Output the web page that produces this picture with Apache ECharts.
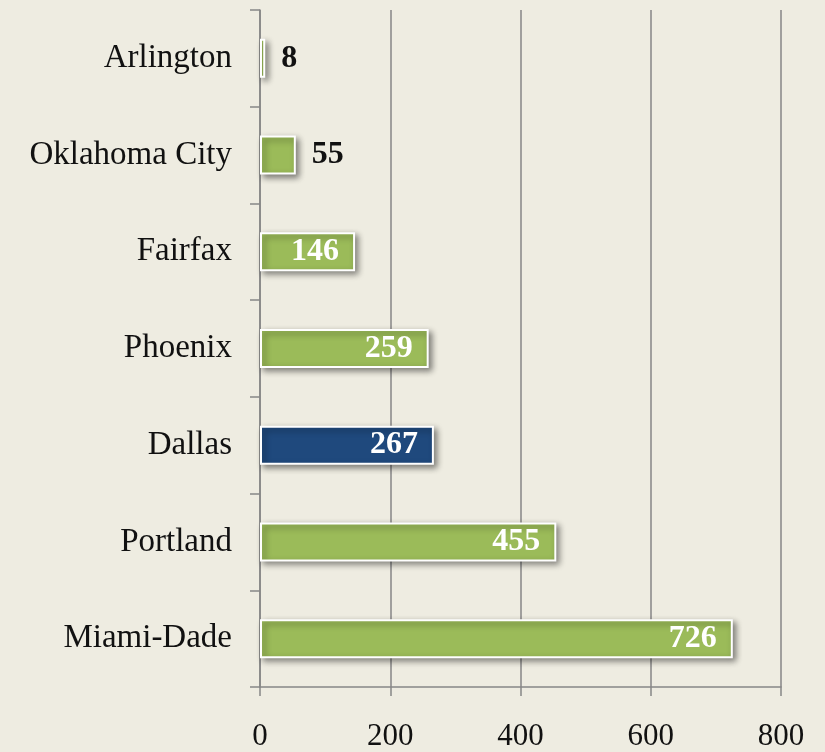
<!DOCTYPE html>
<html>
<head>
<meta charset="utf-8">
<script src="https://cdn.jsdelivr.net/npm/echarts@6/dist/echarts.min.js"></script>
<style>
html,body{margin:0;padding:0;background:#EEECE1;}
#chart{width:825px;height:752px;}
</style>
</head>
<body>
<div id="chart"></div>
<script>
var categories = ['Arlington', 'Oklahoma City', 'Fairfax', 'Phoenix', 'Dallas', 'Portland', 'Miami-Dade'];
var values = [8, 55, 146, 259, 267, 455, 726];
var highlighted = ['Dallas'];
var xTicks = [0, 200, 400, 600, 800];

var GREEN = '#9BBB59', BLUE = '#1F497D';
var FONT = '"Liberation Serif", "DejaVu Serif", serif';

var data = values.map(function (v, i) {
  var isHi = highlighted.indexOf(categories[i]) >= 0;
  var inside = v > 100;
  return {
    value: v,
    itemStyle: { color: isHi ? BLUE : GREEN },
    label: inside ? {
      position: 'insideRight', distance: 16, color: '#fff', padding: [4, 0, 0, 0]
    } : {
      position: 'right', distance: 16, color: '#111', padding: [6, 0, 0, 0]
    }
  };
});

var chart = echarts.init(document.getElementById('chart'));
chart.setOption({
  backgroundColor: '#EEECE1',
  animation: false,
  grid: { left: 260, right: 44, top: 10, bottom: 63, containLabel: false },
  xAxis: {
    type: 'value',
    min: xTicks[0], max: xTicks[xTicks.length - 1], interval: 200,
    axisLine: { show: true, lineStyle: { color: '#868686', width: 1.5 } },
    axisTick: { show: true, length: 9, lineStyle: { color: '#868686', width: 1.5 } },
    splitLine: { show: true, lineStyle: { color: '#868686', width: 1.5 } },
    axisLabel: { color: '#111', fontFamily: FONT, fontSize: 31, margin: 34 }
  },
  yAxis: {
    type: 'category',
    data: categories,
    inverse: true,
    axisLine: { show: true, lineStyle: { color: '#868686', width: 1.5 } },
    axisTick: { show: true, length: 10, lineStyle: { color: '#868686', width: 1.5 } },
    axisLabel: { color: '#111', fontFamily: FONT, fontSize: 33, margin: 28 }
  },
  series: [{
    type: 'bar',
    data: data,
    barWidth: 39,
    itemStyle: {
      borderColor: '#ffffff', borderWidth: 2,
      shadowColor: 'rgba(0,0,0,0.45)', shadowBlur: 6, shadowOffsetX: 3, shadowOffsetY: 3
    },
    label: {
      show: true, fontFamily: FONT, fontWeight: 'bold', fontSize: 32
    }
  }]
});
</script>
</body>
</html>
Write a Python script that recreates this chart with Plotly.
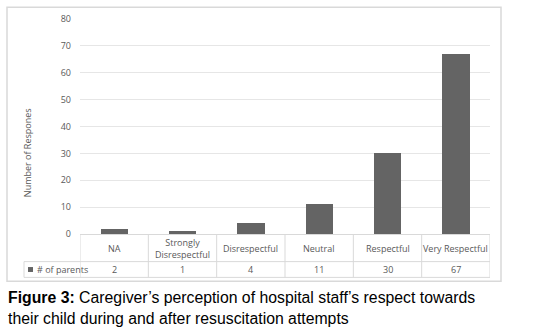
import plotly.graph_objects as go

categories = ["NA", "Strongly<br>Disrespectful", "Disrespectful", "Neutral", "Respectful", "Very Respectful"]
parents = [2, 1, 4, 11, 30, 67]
series_name = "# of parents"
y_ticks = [0, 10, 20, 30, 40, 50, 60, 70, 80]
y_title = "Number of Respones"
caption_bold = "Figure 3:"
caption_line1 = "Caregiver’s perception of hospital staff’s respect towards"
caption_line2 = "their child during and after resuscitation attempts"

W, H = 547, 335
L, R, T, B = 80, 57, 16, 101
ph = H - T - B
pw = W - L - R

def py(p):  # pixel y -> paper y
    return (H - B - p) / ph

def px(p):  # pixel x -> paper x
    return (p - L) / pw

n = len(categories)
xs = list(range(n))
bar_color = "#646464"
line_color = "#d9d9d9"
txt_color = "#595959"
font_fam = "Open Sans, Liberation Sans, sans-serif"

fig = go.Figure()
fig.add_trace(go.Bar(x=xs, y=parents, width=0.4, marker=dict(color=bar_color, line=dict(width=0)),
                     name=series_name, showlegend=False, hoverinfo="skip"))

shapes = []
annotations = []
# outer border
shapes.append(dict(type="rect", xref="paper", yref="paper", x0=px(7), x1=px(501), y0=py(282), y1=py(4),
                   line=dict(color=line_color, width=1.5), layer="below"))
# table lines
shapes.append(dict(type="line", xref="paper", yref="paper", x0=px(24), x1=1, y0=py(262), y1=py(262),
                   line=dict(color=line_color, width=1)))
shapes.append(dict(type="line", xref="paper", yref="paper", x0=px(24), x1=1, y0=py(278), y1=py(278),
                   line=dict(color=line_color, width=1)))
shapes.append(dict(type="line", xref="paper", yref="paper", x0=px(24), x1=px(24), y0=py(278), y1=py(262),
                   line=dict(color=line_color, width=1)))
for i in range(n + 1):
    shapes.append(dict(type="line", xref="x", yref="paper", x0=i - 0.5, x1=i - 0.5, y0=py(278), y1=0,
                       line=dict(color=line_color, width=1)))
# legend key
shapes.append(dict(type="rect", xref="paper", yref="paper", x0=px(28), x1=px(33), y0=py(272.5), y1=py(267.5),
                   fillcolor=bar_color, line=dict(width=0)))
annotations.append(dict(xref="paper", yref="paper", x=px(35), y=py(270), text=series_name, showarrow=False,
                        xanchor="left", yanchor="middle", font=dict(size=9, color=txt_color, family=font_fam)))
for i, (c, v) in enumerate(zip(categories, parents)):
    annotations.append(dict(xref="x", yref="paper", x=i, y=py(248.5), text=c, showarrow=False,
                            xanchor="center", yanchor="middle",
                            font=dict(size=9, color=txt_color, family=font_fam)))
    annotations.append(dict(xref="x", yref="paper", x=i, y=py(270), text=str(v), showarrow=False,
                            xanchor="center", yanchor="middle",
                            font=dict(size=9, color=txt_color, family=font_fam)))
# y title
annotations.append(dict(xref="paper", yref="paper", x=px(27), y=py(152), text=y_title, textangle=-90,
                        showarrow=False, xanchor="center", yanchor="middle",
                        font=dict(size=9, color=txt_color, family=font_fam)))
# caption
annotations.append(dict(xref="paper", yref="paper", x=px(6), y=py(288), align="left",
                        text=f"<b>{caption_bold}</b> {caption_line1}<br>{caption_line2}",
                        showarrow=False, xanchor="left", yanchor="top",
                        font=dict(size=15.8, color="#000000", family="Liberation Sans, Arial, sans-serif")))

fig.update_layout(
    width=W, height=H, margin=dict(l=L, r=R, t=T, b=B),
    paper_bgcolor="white", plot_bgcolor="white",
    shapes=shapes, annotations=annotations, bargap=0,
    xaxis=dict(range=[-0.5, n - 0.5], showticklabels=False, showgrid=False, zeroline=False,
               showline=False, ticks="", fixedrange=True),
    yaxis=dict(range=[0, 80], tickvals=y_ticks, showgrid=True, gridcolor="#e6e6e6", gridwidth=1,
               zeroline=True, zerolinecolor=line_color, zerolinewidth=1, showline=False, ticks="",
               ticklabelstandoff=8, tickfont=dict(size=9, color=txt_color, family=font_fam)),
)

fig.write_html("out.html", config={"displayModeBar": False},
               post_script="document.body.style.margin='0';document.body.style.overflow='hidden';")
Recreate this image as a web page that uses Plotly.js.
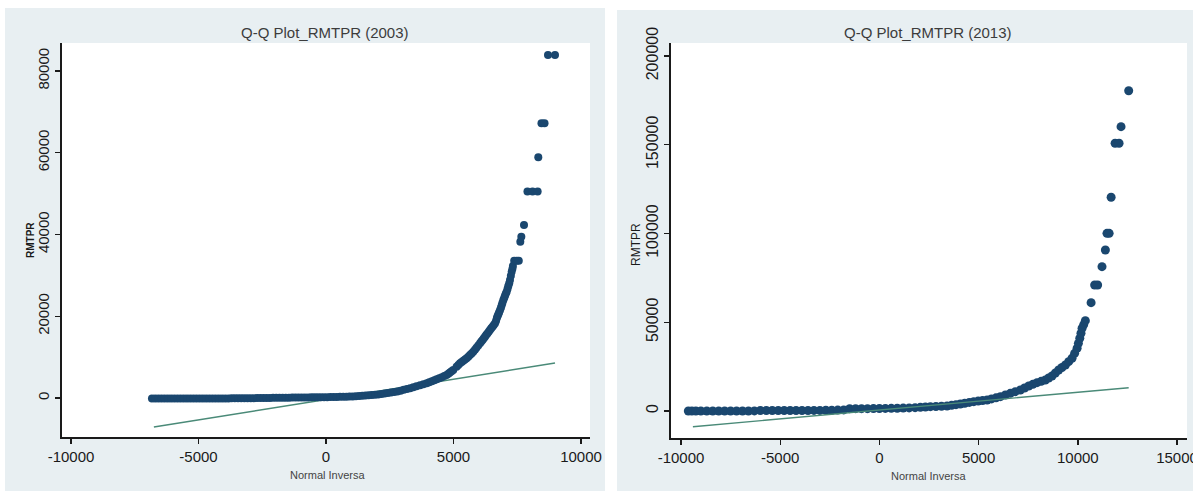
---------------
> [WHAT YOU NEED TO DO] Using the data above, which lines fall from the one with "Write a Python" through the one with "import plotly.graph_objects as go"? Repeat them exactly, ends included, minus any pictures.

> [THE OUTPUT]
Write a Python script that recreates this chart with Plotly.
import plotly.graph_objects as go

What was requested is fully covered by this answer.